↓

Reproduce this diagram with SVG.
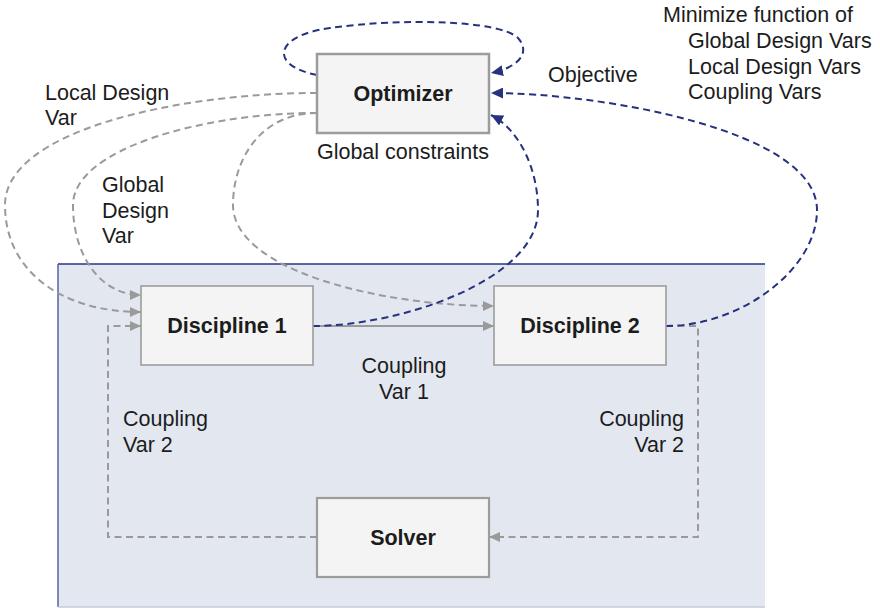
<svg xmlns="http://www.w3.org/2000/svg" width="880" height="608" viewBox="0 0 880 608">
  <style>
    .txt { font-family: "Liberation Sans", Arial, Helvetica, sans-serif; font-size: 21.5px; fill: #1c1c1c; }
    .lbl { font-family: "Liberation Sans", Arial, Helvetica, sans-serif; font-size: 21.5px; font-weight: bold; fill: #1c1c1c; text-anchor: middle; }
    .box { fill: #f4f4f4; stroke: #9c9c9c; }
    .gray { fill: none; stroke: #9a9a9a; stroke-width: 2; stroke-dasharray: 7 4.5; }
    .graysolid { fill: none; stroke: #9a9a9a; stroke-width: 2; }
    .blue { fill: none; stroke: #27327f; stroke-width: 2; stroke-dasharray: 7 4.5; }
  </style>
  <defs>
    <marker id="arrGray" markerUnits="userSpaceOnUse" markerWidth="11" markerHeight="10" refX="11" refY="5" orient="auto">
      <path d="M0,0 L11,5 L0,10 z" fill="#9a9a9a"/>
    </marker>
    <marker id="arrBlue" markerUnits="userSpaceOnUse" markerWidth="12" markerHeight="11" refX="12" refY="5.5" orient="auto">
      <path d="M0,0 L12,5.5 L0,11 z" fill="#27327f"/>
    </marker>
  </defs>

  <rect width="880" height="608" fill="#ffffff"/>

  <!-- system panel -->
  <g id="panel">
    <rect x="58" y="264" width="707" height="343" fill="#e3e8f0"/>
    <line x1="58" y1="264" x2="765" y2="264" stroke="#2b3385" stroke-width="1.5"/>
    <line x1="58" y1="264" x2="58" y2="607" stroke="#5560aa" stroke-width="1.5"/>
    <line x1="58" y1="607" x2="765" y2="607" stroke="#c6cbd8" stroke-width="1.5"/>
  </g>

  <!-- connectors -->
  <g id="connectors">
    <!-- design variables from the optimizer -->
    <path class="gray" d="M317,93 C180,93 5,130 5,205 C5,270 60,312 141,312" marker-end="url(#arrGray)"/>
    <path class="gray" d="M317,113 C200,113 73,150 73,205 C73,255 100,295 141,295" marker-end="url(#arrGray)"/>
    <path class="gray" d="M317,113 C260,113 233,160 233,205 C233,270 380,306 494,306" marker-end="url(#arrGray)"/>
    <!-- coupling variables -->
    <path class="graysolid" d="M313,326 L494,326" marker-end="url(#arrGray)"/>
    <path class="gray" d="M666,326 L698,326 L698,537 L489,537" marker-end="url(#arrGray)"/>
    <path class="gray" d="M317,537 L108,537 L108,326 L141,326" marker-end="url(#arrGray)"/>
    <!-- objective / constraint feedback -->
    <path class="blue" d="M317,75 C270,66 272,36 330,28 C400,18 500,20 518,38 C532,54 516,68 491,73" marker-end="url(#arrBlue)"/>
    <path class="blue" d="M666,326 C740,326 817,270 817,210 C817,130 600,93 491,93" marker-end="url(#arrBlue)"/>
    <path class="blue" d="M313,326 C400,326 538,280 538,210 C538,170 520,130 491,115" marker-end="url(#arrBlue)"/>
  </g>

  <g id="optimizer">
    <rect class="box" x="317" y="54" width="172" height="79" stroke-width="2.5"/>
    <text class="lbl" x="403" y="101">Optimizer</text>
  </g>

  <g id="discipline1">
    <rect class="box" x="141" y="286" width="172" height="79" stroke-width="1.6"/>
    <text class="lbl" x="227" y="333">Discipline 1</text>
  </g>

  <g id="discipline2">
    <rect class="box" x="494" y="286" width="172" height="79" stroke-width="1.6"/>
    <text class="lbl" x="580" y="333">Discipline 2</text>
  </g>

  <g id="solver">
    <rect class="box" x="317" y="498" width="172" height="79" stroke-width="2.2"/>
    <text class="lbl" x="403" y="545">Solver</text>
  </g>

  <!-- annotations -->
  <g id="labels">
    <text class="txt" x="403" y="159" text-anchor="middle">Global constraints</text>
    <text class="txt" x="548" y="82">Objective</text>
    <text class="txt" x="663" y="22">Minimize function of</text>
    <text class="txt" x="688" y="48">Global Design Vars</text>
    <text class="txt" x="688" y="74">Local Design Vars</text>
    <text class="txt" x="688" y="99">Coupling Vars</text>
    <text class="txt" x="45" y="100">Local Design</text>
    <text class="txt" x="45" y="125">Var</text>
    <text class="txt" x="102" y="192">Global</text>
    <text class="txt" x="102" y="218">Design</text>
    <text class="txt" x="102" y="243">Var</text>
    <text class="txt" x="404" y="373" text-anchor="middle">Coupling</text>
    <text class="txt" x="404" y="399" text-anchor="middle">Var 1</text>
    <text class="txt" x="123" y="426">Coupling</text>
    <text class="txt" x="123" y="452">Var 2</text>
    <text class="txt" x="684" y="426" text-anchor="end">Coupling</text>
    <text class="txt" x="684" y="452" text-anchor="end">Var 2</text>
  </g>
</svg>
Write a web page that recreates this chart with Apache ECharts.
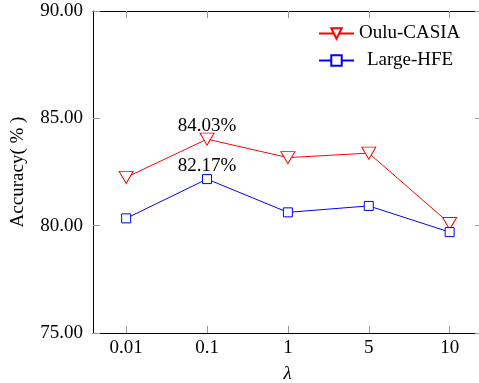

↑

## Challenge
All records above are to be printed exactly, minus the pictures they contain.

## Task solution
Reproduce this diagram with SVG.
<svg xmlns="http://www.w3.org/2000/svg" width="880" height="608" viewBox="0 0 880 608">
  <style>
    .txt { font-family: "Liberation Sans", Arial, Helvetica, sans-serif; font-size: 21.5px; fill: #1c1c1c; }
    .lbl { font-family: "Liberation Sans", Arial, Helvetica, sans-serif; font-size: 21.5px; font-weight: bold; fill: #1c1c1c; text-anchor: middle; }
    .box { fill: #f4f4f4; stroke: #9c9c9c; }
    .gray { fill: none; stroke: #9a9a9a; stroke-width: 2; stroke-dasharray: 7 4.5; }
    .graysolid { fill: none; stroke: #9a9a9a; stroke-width: 2; }
    .blue { fill: none; stroke: #27327f; stroke-width: 2; stroke-dasharray: 7 4.5; }
  </style>
  <defs>
    <marker id="arrGray" markerUnits="userSpaceOnUse" markerWidth="11" markerHeight="10" refX="11" refY="5" orient="auto">
      <path d="M0,0 L11,5 L0,10 z" fill="#9a9a9a"/>
    </marker>
    <marker id="arrBlue" markerUnits="userSpaceOnUse" markerWidth="12" markerHeight="11" refX="12" refY="5.5" orient="auto">
      <path d="M0,0 L12,5.5 L0,11 z" fill="#27327f"/>
    </marker>
  </defs>

  <rect width="880" height="608" fill="#ffffff"/>

  <!-- system panel -->
  <g id="panel">
    <rect x="58" y="264" width="707" height="343" fill="#e3e8f0"/>
    <line x1="58" y1="264" x2="765" y2="264" stroke="#2b3385" stroke-width="1.5"/>
    <line x1="58" y1="264" x2="58" y2="607" stroke="#5560aa" stroke-width="1.5"/>
    <line x1="58" y1="607" x2="765" y2="607" stroke="#c6cbd8" stroke-width="1.5"/>
  </g>

  <!-- connectors -->
  <g id="connectors">
    <!-- design variables from the optimizer -->
    <path class="gray" d="M317,93 C180,93 5,130 5,205 C5,270 60,312 141,312" marker-end="url(#arrGray)"/>
    <path class="gray" d="M317,113 C200,113 73,150 73,205 C73,255 100,295 141,295" marker-end="url(#arrGray)"/>
    <path class="gray" d="M317,113 C260,113 233,160 233,205 C233,270 380,306 494,306" marker-end="url(#arrGray)"/>
    <!-- coupling variables -->
    <path class="graysolid" d="M313,326 L494,326" marker-end="url(#arrGray)"/>
    <path class="gray" d="M666,326 L698,326 L698,537 L489,537" marker-end="url(#arrGray)"/>
    <path class="gray" d="M317,537 L108,537 L108,326 L141,326" marker-end="url(#arrGray)"/>
    <!-- objective / constraint feedback -->
    <path class="blue" d="M317,75 C270,66 272,36 330,28 C400,18 500,20 518,38 C532,54 516,68 491,73" marker-end="url(#arrBlue)"/>
    <path class="blue" d="M666,326 C740,326 817,270 817,210 C817,130 600,93 491,93" marker-end="url(#arrBlue)"/>
    <path class="blue" d="M313,326 C400,326 538,280 538,210 C538,170 520,130 491,115" marker-end="url(#arrBlue)"/>
  </g>

  <g id="optimizer">
    <rect class="box" x="317" y="54" width="172" height="79" stroke-width="2.5"/>
    <text class="lbl" x="403" y="101">Optimizer</text>
  </g>

  <g id="discipline1">
    <rect class="box" x="141" y="286" width="172" height="79" stroke-width="1.6"/>
    <text class="lbl" x="227" y="333">Discipline 1</text>
  </g>

  <g id="discipline2">
    <rect class="box" x="494" y="286" width="172" height="79" stroke-width="1.6"/>
    <text class="lbl" x="580" y="333">Discipline 2</text>
  </g>

  <g id="solver">
    <rect class="box" x="317" y="498" width="172" height="79" stroke-width="2.2"/>
    <text class="lbl" x="403" y="545">Solver</text>
  </g>

  <!-- annotations -->
  <g id="labels">
    <text class="txt" x="403" y="159" text-anchor="middle">Global constraints</text>
    <text class="txt" x="548" y="82">Objective</text>
    <text class="txt" x="663" y="22">Minimize function of</text>
    <text class="txt" x="688" y="48">Global Design Vars</text>
    <text class="txt" x="688" y="74">Local Design Vars</text>
    <text class="txt" x="688" y="99">Coupling Vars</text>
    <text class="txt" x="45" y="100">Local Design</text>
    <text class="txt" x="45" y="125">Var</text>
    <text class="txt" x="102" y="192">Global</text>
    <text class="txt" x="102" y="218">Design</text>
    <text class="txt" x="102" y="243">Var</text>
    <text class="txt" x="404" y="373" text-anchor="middle">Coupling</text>
    <text class="txt" x="404" y="399" text-anchor="middle">Var 1</text>
    <text class="txt" x="123" y="426">Coupling</text>
    <text class="txt" x="123" y="452">Var 2</text>
    <text class="txt" x="684" y="426" text-anchor="end">Coupling</text>
    <text class="txt" x="684" y="452" text-anchor="end">Var 2</text>
  </g>
</svg>
Write a web page that recreates this chart with Apache ECharts.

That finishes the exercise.